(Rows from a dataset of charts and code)
--------

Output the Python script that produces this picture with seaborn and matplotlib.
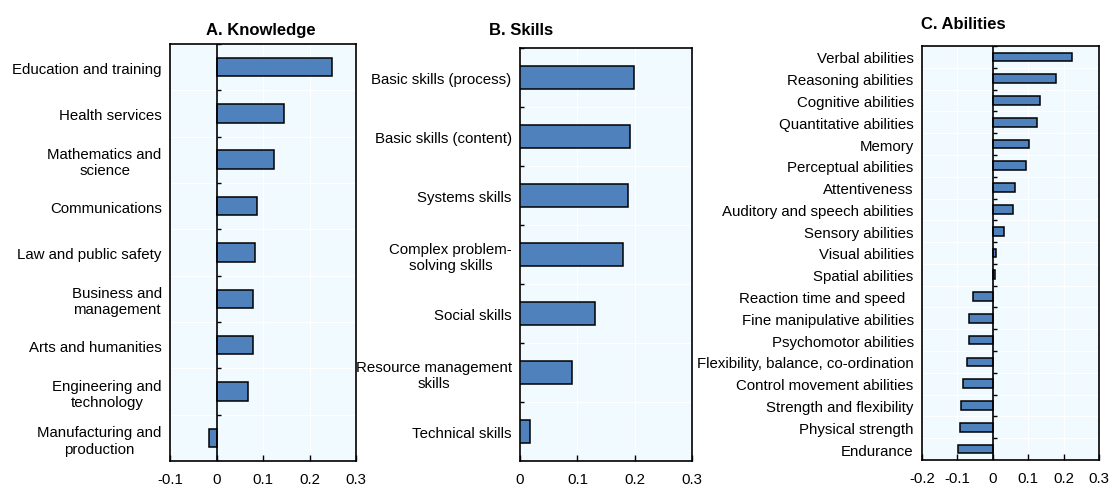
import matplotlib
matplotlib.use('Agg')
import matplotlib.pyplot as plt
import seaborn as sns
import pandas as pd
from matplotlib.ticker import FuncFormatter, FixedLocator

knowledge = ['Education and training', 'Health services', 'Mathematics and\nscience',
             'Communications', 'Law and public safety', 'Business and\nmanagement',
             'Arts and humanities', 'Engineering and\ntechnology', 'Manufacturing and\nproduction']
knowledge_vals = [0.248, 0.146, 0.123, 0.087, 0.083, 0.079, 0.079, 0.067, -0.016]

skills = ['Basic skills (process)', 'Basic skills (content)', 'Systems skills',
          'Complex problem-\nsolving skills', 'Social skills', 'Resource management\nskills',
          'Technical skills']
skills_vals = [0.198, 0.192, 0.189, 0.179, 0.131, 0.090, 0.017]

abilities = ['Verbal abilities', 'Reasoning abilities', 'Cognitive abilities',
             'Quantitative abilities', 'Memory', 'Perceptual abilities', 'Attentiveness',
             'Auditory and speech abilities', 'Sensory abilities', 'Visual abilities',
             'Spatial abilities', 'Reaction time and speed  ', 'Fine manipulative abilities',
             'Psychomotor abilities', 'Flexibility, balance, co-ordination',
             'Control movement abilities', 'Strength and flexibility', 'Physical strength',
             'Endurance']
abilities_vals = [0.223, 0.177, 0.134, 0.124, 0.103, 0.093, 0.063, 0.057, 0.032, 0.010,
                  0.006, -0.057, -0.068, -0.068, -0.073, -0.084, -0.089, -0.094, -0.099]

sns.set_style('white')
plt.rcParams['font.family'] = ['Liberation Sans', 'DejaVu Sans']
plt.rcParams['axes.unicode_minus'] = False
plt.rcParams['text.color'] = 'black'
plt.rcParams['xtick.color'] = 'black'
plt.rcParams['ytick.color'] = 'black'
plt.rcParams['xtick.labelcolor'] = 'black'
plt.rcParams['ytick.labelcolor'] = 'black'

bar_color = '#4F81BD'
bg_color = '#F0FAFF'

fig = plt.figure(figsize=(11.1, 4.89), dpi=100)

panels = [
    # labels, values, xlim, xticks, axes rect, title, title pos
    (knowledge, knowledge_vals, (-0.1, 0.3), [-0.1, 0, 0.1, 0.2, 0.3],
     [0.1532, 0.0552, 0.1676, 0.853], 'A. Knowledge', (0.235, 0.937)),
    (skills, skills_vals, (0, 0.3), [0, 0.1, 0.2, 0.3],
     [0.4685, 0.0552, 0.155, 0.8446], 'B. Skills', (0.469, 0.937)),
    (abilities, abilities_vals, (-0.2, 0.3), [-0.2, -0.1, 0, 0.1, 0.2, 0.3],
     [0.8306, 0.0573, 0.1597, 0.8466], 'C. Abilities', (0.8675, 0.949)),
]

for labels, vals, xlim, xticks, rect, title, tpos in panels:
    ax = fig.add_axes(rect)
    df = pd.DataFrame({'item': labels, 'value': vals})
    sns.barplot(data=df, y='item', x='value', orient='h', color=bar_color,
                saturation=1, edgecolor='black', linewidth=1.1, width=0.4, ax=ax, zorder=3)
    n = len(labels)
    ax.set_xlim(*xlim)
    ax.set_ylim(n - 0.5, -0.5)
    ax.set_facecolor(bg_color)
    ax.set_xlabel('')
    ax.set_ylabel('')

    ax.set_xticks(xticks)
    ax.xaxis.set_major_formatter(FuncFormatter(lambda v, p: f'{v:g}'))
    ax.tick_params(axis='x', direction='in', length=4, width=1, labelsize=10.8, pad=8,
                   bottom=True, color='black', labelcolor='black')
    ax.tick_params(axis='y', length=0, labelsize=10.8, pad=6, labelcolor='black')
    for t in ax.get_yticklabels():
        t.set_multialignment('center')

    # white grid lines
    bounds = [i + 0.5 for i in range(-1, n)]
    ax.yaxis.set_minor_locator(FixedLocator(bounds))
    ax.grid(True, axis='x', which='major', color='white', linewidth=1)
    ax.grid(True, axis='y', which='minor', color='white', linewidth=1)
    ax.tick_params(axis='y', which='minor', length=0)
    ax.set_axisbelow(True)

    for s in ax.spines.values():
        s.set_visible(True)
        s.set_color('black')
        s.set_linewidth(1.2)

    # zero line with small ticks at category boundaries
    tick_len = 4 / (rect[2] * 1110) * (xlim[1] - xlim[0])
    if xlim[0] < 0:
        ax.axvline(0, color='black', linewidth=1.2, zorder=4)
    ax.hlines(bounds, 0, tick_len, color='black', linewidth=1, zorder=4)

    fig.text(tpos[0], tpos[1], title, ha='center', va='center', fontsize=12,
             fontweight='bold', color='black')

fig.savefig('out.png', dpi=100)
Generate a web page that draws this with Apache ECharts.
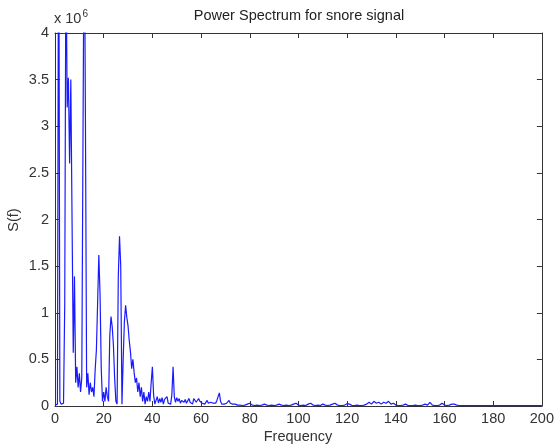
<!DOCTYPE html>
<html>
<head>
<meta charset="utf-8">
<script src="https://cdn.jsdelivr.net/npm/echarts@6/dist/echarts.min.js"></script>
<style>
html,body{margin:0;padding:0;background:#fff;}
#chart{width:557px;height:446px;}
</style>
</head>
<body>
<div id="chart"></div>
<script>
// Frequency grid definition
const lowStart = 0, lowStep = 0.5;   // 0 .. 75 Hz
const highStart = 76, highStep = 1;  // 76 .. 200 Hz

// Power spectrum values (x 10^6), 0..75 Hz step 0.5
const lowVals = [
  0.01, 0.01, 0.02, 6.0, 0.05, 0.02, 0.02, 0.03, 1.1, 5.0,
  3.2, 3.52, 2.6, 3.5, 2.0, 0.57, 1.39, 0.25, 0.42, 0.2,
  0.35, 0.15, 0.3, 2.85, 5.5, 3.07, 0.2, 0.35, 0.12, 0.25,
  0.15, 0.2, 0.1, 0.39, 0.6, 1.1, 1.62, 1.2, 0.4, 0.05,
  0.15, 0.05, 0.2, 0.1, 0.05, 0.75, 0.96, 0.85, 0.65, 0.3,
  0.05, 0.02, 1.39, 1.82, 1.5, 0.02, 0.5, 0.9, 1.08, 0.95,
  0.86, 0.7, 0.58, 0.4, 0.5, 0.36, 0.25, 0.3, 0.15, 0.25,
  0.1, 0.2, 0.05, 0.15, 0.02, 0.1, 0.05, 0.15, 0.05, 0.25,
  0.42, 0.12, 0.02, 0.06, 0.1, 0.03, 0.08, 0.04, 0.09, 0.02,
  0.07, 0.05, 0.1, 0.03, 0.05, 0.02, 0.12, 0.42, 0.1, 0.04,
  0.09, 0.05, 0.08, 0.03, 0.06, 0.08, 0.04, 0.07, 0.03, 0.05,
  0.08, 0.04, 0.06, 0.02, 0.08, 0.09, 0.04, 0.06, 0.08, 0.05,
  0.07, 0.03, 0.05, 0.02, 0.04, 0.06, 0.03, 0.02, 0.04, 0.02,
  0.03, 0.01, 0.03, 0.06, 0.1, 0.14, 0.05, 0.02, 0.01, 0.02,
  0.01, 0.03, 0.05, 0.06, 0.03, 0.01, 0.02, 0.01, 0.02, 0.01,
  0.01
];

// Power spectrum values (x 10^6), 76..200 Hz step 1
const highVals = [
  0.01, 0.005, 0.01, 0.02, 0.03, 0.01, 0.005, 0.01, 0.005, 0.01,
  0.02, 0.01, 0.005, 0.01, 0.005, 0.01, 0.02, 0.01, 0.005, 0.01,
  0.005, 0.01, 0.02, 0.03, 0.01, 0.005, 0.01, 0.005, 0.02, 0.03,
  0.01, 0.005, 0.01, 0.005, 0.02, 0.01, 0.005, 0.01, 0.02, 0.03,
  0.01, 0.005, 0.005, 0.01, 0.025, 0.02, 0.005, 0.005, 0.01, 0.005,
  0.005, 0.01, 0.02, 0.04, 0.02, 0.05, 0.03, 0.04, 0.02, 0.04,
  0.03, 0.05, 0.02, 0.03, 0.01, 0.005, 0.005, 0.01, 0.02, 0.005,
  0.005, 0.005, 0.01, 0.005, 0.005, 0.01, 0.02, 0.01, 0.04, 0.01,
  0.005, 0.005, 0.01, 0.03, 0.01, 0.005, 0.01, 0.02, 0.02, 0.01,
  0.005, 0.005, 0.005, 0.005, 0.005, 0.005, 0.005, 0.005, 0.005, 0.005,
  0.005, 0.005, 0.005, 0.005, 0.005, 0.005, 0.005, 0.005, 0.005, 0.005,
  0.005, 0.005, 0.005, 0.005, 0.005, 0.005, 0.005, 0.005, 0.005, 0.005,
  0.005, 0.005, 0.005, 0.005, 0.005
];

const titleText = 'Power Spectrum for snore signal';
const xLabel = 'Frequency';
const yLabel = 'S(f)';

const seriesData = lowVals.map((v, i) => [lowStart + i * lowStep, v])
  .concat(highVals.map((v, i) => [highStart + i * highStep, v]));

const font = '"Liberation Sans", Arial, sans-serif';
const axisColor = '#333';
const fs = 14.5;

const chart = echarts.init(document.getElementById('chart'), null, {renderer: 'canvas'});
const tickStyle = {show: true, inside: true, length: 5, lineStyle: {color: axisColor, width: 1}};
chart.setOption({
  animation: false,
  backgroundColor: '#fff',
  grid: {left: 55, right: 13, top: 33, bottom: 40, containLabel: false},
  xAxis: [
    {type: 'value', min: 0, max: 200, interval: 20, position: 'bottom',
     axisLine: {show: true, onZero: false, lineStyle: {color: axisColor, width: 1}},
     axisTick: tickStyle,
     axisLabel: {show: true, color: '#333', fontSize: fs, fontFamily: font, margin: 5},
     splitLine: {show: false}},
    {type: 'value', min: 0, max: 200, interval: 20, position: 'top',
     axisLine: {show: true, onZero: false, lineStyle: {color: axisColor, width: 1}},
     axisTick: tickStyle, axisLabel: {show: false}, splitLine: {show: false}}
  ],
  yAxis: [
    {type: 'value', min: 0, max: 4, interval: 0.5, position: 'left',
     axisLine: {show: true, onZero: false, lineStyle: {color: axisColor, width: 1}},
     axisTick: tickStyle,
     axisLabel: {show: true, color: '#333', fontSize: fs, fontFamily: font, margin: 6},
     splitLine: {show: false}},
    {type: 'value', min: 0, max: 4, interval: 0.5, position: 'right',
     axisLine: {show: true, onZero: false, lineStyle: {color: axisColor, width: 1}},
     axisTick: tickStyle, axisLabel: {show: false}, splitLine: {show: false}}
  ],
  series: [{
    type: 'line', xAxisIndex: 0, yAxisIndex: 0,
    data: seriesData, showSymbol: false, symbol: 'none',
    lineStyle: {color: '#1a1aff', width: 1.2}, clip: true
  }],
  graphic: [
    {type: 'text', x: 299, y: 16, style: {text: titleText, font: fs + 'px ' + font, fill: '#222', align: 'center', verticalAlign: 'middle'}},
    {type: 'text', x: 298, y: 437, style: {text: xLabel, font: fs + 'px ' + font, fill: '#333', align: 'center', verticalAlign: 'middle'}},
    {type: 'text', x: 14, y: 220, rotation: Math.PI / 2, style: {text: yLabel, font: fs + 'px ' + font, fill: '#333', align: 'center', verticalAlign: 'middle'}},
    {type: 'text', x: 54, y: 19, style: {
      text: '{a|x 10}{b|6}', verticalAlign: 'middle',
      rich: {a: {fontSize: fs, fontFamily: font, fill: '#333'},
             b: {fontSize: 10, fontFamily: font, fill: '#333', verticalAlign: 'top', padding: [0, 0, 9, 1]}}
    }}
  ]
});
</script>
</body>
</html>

--------

Job -
Repeat, with no pictures, each line from the beginning of the data through the line containing "skills_vals = [0.198, 0.192, 0.189, 0.179, 0.131, 0.090, 0.017]", inclusive.

Response to this task -
Output the Python script that produces this picture with seaborn and matplotlib.
import matplotlib
matplotlib.use('Agg')
import matplotlib.pyplot as plt
import seaborn as sns
import pandas as pd
from matplotlib.ticker import FuncFormatter, FixedLocator

knowledge = ['Education and training', 'Health services', 'Mathematics and\nscience',
             'Communications', 'Law and public safety', 'Business and\nmanagement',
             'Arts and humanities', 'Engineering and\ntechnology', 'Manufacturing and\nproduction']
knowledge_vals = [0.248, 0.146, 0.123, 0.087, 0.083, 0.079, 0.079, 0.067, -0.016]

skills = ['Basic skills (process)', 'Basic skills (content)', 'Systems skills',
          'Complex problem-\nsolving skills', 'Social skills', 'Resource management\nskills',
          'Technical skills']
skills_vals = [0.198, 0.192, 0.189, 0.179, 0.131, 0.090, 0.017]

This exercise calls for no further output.